Abstract

Cement industry is the mainstay industry in China. The development of cement industry is highly correlated with the national economic development. However, cement industry requires a huge capital injection and financing is more difficult for this industry. So, the credit risk management of this industry is becoming a fundamental and crucial work. In this paper, we develop a novel model based on the original KMV model to measure the credit risk of Chinese cement industry. By adjusting some parameters in the basic model, we improve the predictive accuracy and find the adjusted model is more suitable for the cement industry in China. The KMV model assumes that the firm goes into bankruptcy with its default point at short-term debt plus half of the long-term debt. However, by using significance test of the difference of DD (default distance), we think default point in cement industry should be short-term debt plus 10% long-term debt. In addition, we think the value of the company's equity should include both tradable shares and limit sell shares and we find a way to calculate the value of the limit sell shares.
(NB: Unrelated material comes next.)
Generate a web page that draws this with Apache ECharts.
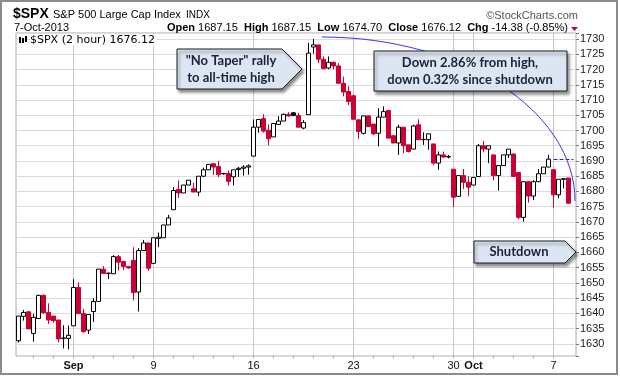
<!DOCTYPE html>
<html>
<head>
<meta charset="utf-8">
<script src="https://cdn.jsdelivr.net/npm/echarts@6/dist/echarts.min.js"></script>
<style>
  html, body { margin: 0; padding: 0; background: #fff; }
  #chart { width: 620px; height: 376px; }
</style>
</head>
<body>
<div id="chart"></div>
<script>
// 2 hour bars, 28 Aug - 7 Oct 2013
var tradingDays = ['08-28', '08-29', '08-30', '09-03', '09-04', '09-05', '09-06',
  '09-09', '09-10', '09-11', '09-12', '09-13', '09-16', '09-17', '09-18', '09-19', '09-20',
  '09-23', '09-24', '09-25', '09-26', '09-27', '09-30', '10-01', '10-02', '10-03', '10-04', '10-07'];
var barSlots = ['09:30', '11:30', '13:30', '15:30'];
var tickLabels = { '09-03': 'Sep', '09-09': '9', '09-16': '16', '09-23': '23',
  '09-30': '30', '10-01': 'Oct', '10-07': '7' };

var opens = [
  1631.0, 1639.0, 1640.5, 1633.4, 1638.3, 1645.9, 1640.3, 1639.1, 1637.8, 1631.8,
  1631.8, 1635.9, 1648.5, 1640.0, 1634.5, 1640.6, 1643.9, 1654.5, 1653.1, 1653.0,
  1658.6, 1657.0, 1655.4, 1657.4, 1647.0, 1660.6, 1663.1, 1656.4, 1664.6, 1664.8,
  1669.0, 1674.0, 1680.7, 1679.5, 1682.1, 1680.9, 1679.8, 1685.0, 1687.1, 1689.1,
  1688.2, 1685.9, 1685.9, 1684.8, 1687.2, 1687.6, 1688.0, 1691.6, 1701.1, 1703.9,
  1700.1, 1697.9, 1702.0, 1703.1, 1705.3, 1705.8, 1704.9, 1700.8, 1705.2, 1727.4,
  1728.1, 1723.4, 1720.5, 1722.4, 1721.2, 1715.5, 1712.8, 1711.4, 1703.5, 1699.1,
  1704.8, 1702.1, 1699.1, 1704.4, 1706.6, 1698.3, 1695.9, 1701.1, 1695.3, 1693.9,
  1701.9, 1697.0, 1697.0, 1695.6, 1689.3, 1692.0, 1691.3, 1687.3, 1678.4, 1685.2,
  1683.0, 1682.1, 1684.9, 1695.0, 1693.9, 1692.0, 1685.2, 1688.5, 1692.0, 1692.3,
  1686.2, 1671.5, 1683.2, 1678.5, 1683.2, 1685.8, 1688.0, 1687.15, 1678.9, 1684.0,
  1684.4];
var closes = [
  1639.1, 1640.3, 1634.9, 1638.7, 1645.9, 1640.2, 1637.8, 1637.6, 1631.6, 1631.9,
  1632.8, 1648.5, 1639.9, 1634.0, 1639.6, 1643.9, 1654.5, 1653.1, 1653.2, 1658.6,
  1656.8, 1655.4, 1654.9, 1646.8, 1660.6, 1663.1, 1654.8, 1664.8, 1665.0, 1669.0,
  1671.3, 1680.3, 1679.5, 1682.1, 1683.7, 1679.8, 1685.0, 1687.1, 1688.9, 1688.0,
  1685.5, 1685.8, 1683.3, 1687.1, 1687.6, 1688.0, 1688.4, 1701.1, 1703.6, 1699.8,
  1697.3, 1702.3, 1703.1, 1705.3, 1704.8, 1704.9, 1701.1, 1702.6, 1725.4, 1728.1,
  1723.4, 1720.3, 1722.4, 1721.2, 1715.5, 1712.6, 1709.5, 1703.7, 1699.7, 1704.8,
  1701.3, 1698.9, 1704.4, 1706.2, 1697.5, 1695.9, 1701.1, 1695.0, 1693.1, 1701.5,
  1697.0, 1697.1, 1698.9, 1689.3, 1692.0, 1691.3, 1691.5, 1678.1, 1685.2, 1683.0,
  1681.4, 1684.6, 1695.0, 1693.9, 1695.0, 1685.2, 1688.5, 1692.0, 1693.9, 1684.9,
  1671.5, 1683.2, 1678.5, 1683.2, 1685.8, 1688.0, 1690.6, 1678.9, 1684.0, 1684.2,
  1676.12];
var lows = [
  1630.4, 1637.6, 1634.9, 1630.7, 1638.3, 1639.8, 1636.5, 1636.9, 1630.5, 1628.5,
  1628.2, 1635.9, 1639.9, 1633.6, 1633.2, 1637.2, 1643.9, 1652.9, 1651.2, 1653.0,
  1654.0, 1654.2, 1654.6, 1644.2, 1640.6, 1660.6, 1654.0, 1656.4, 1661.7, 1664.8,
  1669.0, 1674.0, 1677.9, 1679.5, 1682.1, 1679.8, 1678.5, 1684.7, 1687.1, 1685.5,
  1684.7, 1685.5, 1681.9, 1682.0, 1684.8, 1685.2, 1685.5, 1691.6, 1699.3, 1699.3,
  1695.1, 1697.9, 1702.0, 1703.1, 1704.5, 1704.7, 1701.1, 1700.4, 1705.2, 1725.2,
  1722.1, 1720.3, 1720.1, 1720.1, 1715.5, 1711.2, 1708.4, 1703.7, 1697.2, 1698.7,
  1701.3, 1698.5, 1694.8, 1704.4, 1697.5, 1695.9, 1692.0, 1692.6, 1692.8, 1693.9,
  1697.0, 1695.3, 1693.7, 1688.7, 1687.1, 1691.0, 1690.8, 1674.9, 1678.4, 1680.8,
  1678.4, 1682.1, 1684.9, 1692.8, 1689.3, 1683.6, 1680.3, 1688.5, 1691.0, 1684.9,
  1670.9, 1670.1, 1676.3, 1677.2, 1683.2, 1685.8, 1688.0, 1674.7, 1677.8, 1681.0,
  1676.12];
var highs = [
  1639.1, 1641.1, 1640.7, 1639.8, 1646.1, 1646.2, 1643.3, 1639.1, 1637.8, 1636.1,
  1636.0, 1651.2, 1650.2, 1641.4, 1639.6, 1644.9, 1654.5, 1655.5, 1653.3, 1659.1,
  1659.1, 1657.3, 1655.4, 1661.7, 1661.4, 1664.1, 1663.1, 1664.8, 1666.5, 1669.0,
  1672.3, 1681.4, 1683.6, 1682.1, 1683.7, 1682.9, 1685.0, 1687.8, 1688.9, 1689.1,
  1690.0, 1686.1, 1686.9, 1687.1, 1688.0, 1688.6, 1688.9, 1703.6, 1703.6, 1705.3,
  1702.0, 1702.3, 1704.7, 1705.6, 1706.0, 1706.1, 1705.8, 1703.4, 1728.8, 1730.0,
  1728.1, 1724.3, 1724.3, 1722.6, 1722.1, 1717.7, 1714.5, 1711.8, 1703.5, 1704.8,
  1704.8, 1702.1, 1707.3, 1707.9, 1706.6, 1698.3, 1701.9, 1701.1, 1695.3, 1701.9,
  1703.7, 1699.4, 1698.9, 1695.6, 1693.1, 1693.1, 1692.0, 1687.3, 1685.2, 1687.4,
  1685.0, 1684.6, 1695.6, 1696.6, 1695.0, 1692.0, 1688.5, 1692.0, 1693.9, 1692.3,
  1686.2, 1683.2, 1683.2, 1683.7, 1687.3, 1688.0, 1692.0, 1687.15, 1684.0, 1684.2,
  1684.4];
var prevClose = 1690.50;

// category per bar (first day starts at the 11:30 bar), plus one blank slot on the right
var categories = [];
var labelFor = {};
var dayStart = {};
tradingDays.forEach(function (d, di) {
  barSlots.forEach(function (t, si) {
    if (di === 0 && si === 0) return;
    var name = d + ' ' + t;
    if (si === 0) {
      dayStart[categories.length] = true;
      if (tickLabels[d]) labelFor[categories.length] = tickLabels[d];
    }
    categories.push(name);
  });
});
categories.push('end');

var RED = '#cc0033';
var candles = opens.map(function (o, i) {
  var c = closes[i];
  var item = { value: [o, c, lows[i], highs[i]] };
  var pc = i > 0 ? closes[i - 1] : c;
  // filled black: closed below its open but above the previous close
  if (c < o && c >= pc) {
    item.itemStyle = { color0: '#000', borderColor0: '#000' };
  }
  return item;
});

var font = '"Liberation Sans", Arial, sans-serif';
var calloutStyle = {
  fill: '#dce6f2', stroke: '#1a1a1a', lineWidth: 1,
  shadowBlur: 3, shadowOffsetX: 2, shadowOffsetY: 3, shadowColor: 'rgba(0,0,0,0.45)'
};
var calloutText = { font: 'bold 13px Lato, sans-serif', fill: '#1c2038', align: 'center', verticalAlign: 'middle' };

var chart = echarts.init(document.getElementById('chart'), null, { renderer: 'canvas' });
chart.setOption({
  animation: false,
  backgroundColor: '#fff',
  grid: {
    left: 16, right: 44, top: 33, bottom: 20,
    show: true, borderColor: '#a8a8a8', borderWidth: 1, backgroundColor: '#fff'
  },
  xAxis: [
    {
      type: 'category',
      data: categories,
      boundaryGap: true,
      axisLine: { show: false },
      axisTick: {
        show: true, alignWithLabel: true, inside: true, length: 323,
        interval: function (i) { return labelFor[i] !== undefined; },
        lineStyle: { color: '#c6c6c6' }
      },
      axisLabel: {
        interval: function (i) { return labelFor[i] !== undefined; },
        formatter: function (v, i) {
          var lab = labelFor[i] || '';
          return (lab === 'Sep' || lab === 'Oct') ? '{b|' + lab + '}' : lab;
        },
        margin: 4, fontSize: 11, fontFamily: font, color: '#111',
        rich: { b: { fontWeight: 'bold', fontSize: 11, fontFamily: font, color: '#111' } }
      },
      splitLine: { show: false }
    },
    {
      type: 'category',
      data: categories,
      position: 'bottom',
      axisLine: { show: false },
      axisTick: {
        show: true, alignWithLabel: true, length: 2,
        interval: function (i) { return !!dayStart[i]; },
        lineStyle: { color: '#9a9a9a' }
      },
      axisLabel: { show: false },
      splitLine: { show: false }
    }
  ],
  yAxis: {
    type: 'value',
    position: 'right',
    min: 1626,
    max: 1732,
    splitNumber: 21,
    axisLine: { show: false },
    axisTick: { show: true, length: 3, lineStyle: { color: '#777' } },
    axisLabel: {
      margin: 4, fontSize: 11, fontFamily: font, color: '#222',
      formatter: function (v) { return v % 5 === 0 ? String(v) : ''; }
    },
    splitLine: { lineStyle: { color: '#dcdcdc' } }
  },
  series: [
    {
      type: 'candlestick',
      data: candles,
      barWidth: 4,
      itemStyle: {
        color: '#ffffff', color0: RED,
        borderColor: '#000', borderColor0: RED, borderWidth: 1
      },
      markLine: {
        silent: true,
        symbol: 'none',
        label: { show: false },
        lineStyle: { color: '#2424d8', type: [4, 2], width: 1 },
        data: [[{ coord: [categories[107], prevClose] }, { coord: ['end', prevClose] }]]
      }
    }
  ],
  graphic: [
    // outer frame
    { type: 'rect', z: 200, shape: { x: 1, y: 1, width: 616, height: 373 },
      style: { fill: 'none', stroke: '#8c8c8c', lineWidth: 2 } },
    // header
    { type: 'text', x: 13, y: 7, z: 50, style: { text: '$SPX', font: 'bold 14px ' + font, fill: '#000', verticalAlign: 'top' } },
    { type: 'text', x: 53, y: 9, z: 50, style: { text: 'S&P 500 Large Cap Index', font: '11px ' + font, fill: '#000', verticalAlign: 'top' } },
    { type: 'text', x: 186, y: 10, z: 50, style: { text: 'INDX', font: '10px ' + font, fill: '#000', verticalAlign: 'top' } },
    { type: 'text', x: 578, y: 10, z: 50, style: { text: '\u00a9StockCharts.com', font: '11px ' + font, fill: '#555', align: 'right', verticalAlign: 'top' } },
    { type: 'text', x: 14, y: 22, z: 50, style: { text: '7-Oct-2013', font: '11px ' + font, fill: '#000', verticalAlign: 'top' } },
    { type: 'text', x: 568, y: 22, z: 50, style: {
        text: '{b|Open} 1687.15  {b|High} 1687.15  {b|Low} 1674.70  {b|Close} 1676.12  {b|Chg} -14.38 (-0.85%)',
        font: '11px ' + font, fill: '#000', align: 'right', verticalAlign: 'top',
        rich: { b: { font: 'bold 11px ' + font, fill: '#000' } }
      } },
    { type: 'polygon', z: 50, shape: { points: [[571, 27], [578, 27], [574.5, 31]] }, style: { fill: RED } },
    // in-plot label
    { type: 'rect', z: 50, shape: { x: 19, y: 37, width: 2, height: 6 }, style: { fill: '#000' } },
    { type: 'rect', z: 50, shape: { x: 22, y: 38, width: 2, height: 5 }, style: { fill: '#000' } },
    { type: 'rect', z: 50, shape: { x: 25, y: 36, width: 2, height: 6 }, style: { fill: '#000' } },
    { type: 'text', x: 30, y: 40, z: 50, style: {
        text: '$SPX (2 hour) 1676.12', font: '11px "DejaVu Sans", sans-serif', fill: '#000',
        verticalAlign: 'middle', backgroundColor: '#fff', padding: [0, 2, 0, 0]
      } },
    // arc from the high
    { type: 'bezierCurve', z: 90, shape: { x1: 322, y1: 37, x2: 575, y2: 201, cpx1: 462, cpy1: 37, cpx2: 575, cpy2: 111 },
      style: { fill: 'none', stroke: '#3838f0', lineWidth: 1 } },
    // callouts
    { type: 'polygon', z: 100, shape: { points: [[177, 49], [282, 49], [302, 69], [282, 89], [177, 89]] }, style: calloutStyle },
    { type: 'text', x: 231, y: 69, z: 101, style: Object.assign({ text: '"No Taper" rally\nto all-time high', lineHeight: 17 }, calloutText) },
    { type: 'rect', z: 100, shape: { x: 374, y: 51, width: 193, height: 40 }, style: calloutStyle },
    { type: 'text', x: 470, y: 71, z: 101, style: Object.assign({ text: 'Down 2.86% from high,\ndown 0.32% since shutdown', lineHeight: 17 }, calloutText) },
    { type: 'polygon', z: 100, shape: { points: [[474, 241], [565, 241], [576, 252], [565, 263], [474, 263]] }, style: calloutStyle },
    { type: 'text', x: 519, y: 252, z: 101, style: Object.assign({ text: 'Shutdown' }, calloutText) }
  ]
});
</script>
</body>
</html>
Finally, by analyzing the total asset value, DD and EDF (expected default frequency) of 4 selected firms from year 2006 to 2011, we find financial crisis has great impact on Chinese cement industry. However, in the year 2009 and 2010, the large range of the establishment of the economic affordable housing and low-rent housing in China gives cement industry a chance to improve their products' quality and change their strategy to better meet the challenges in the future.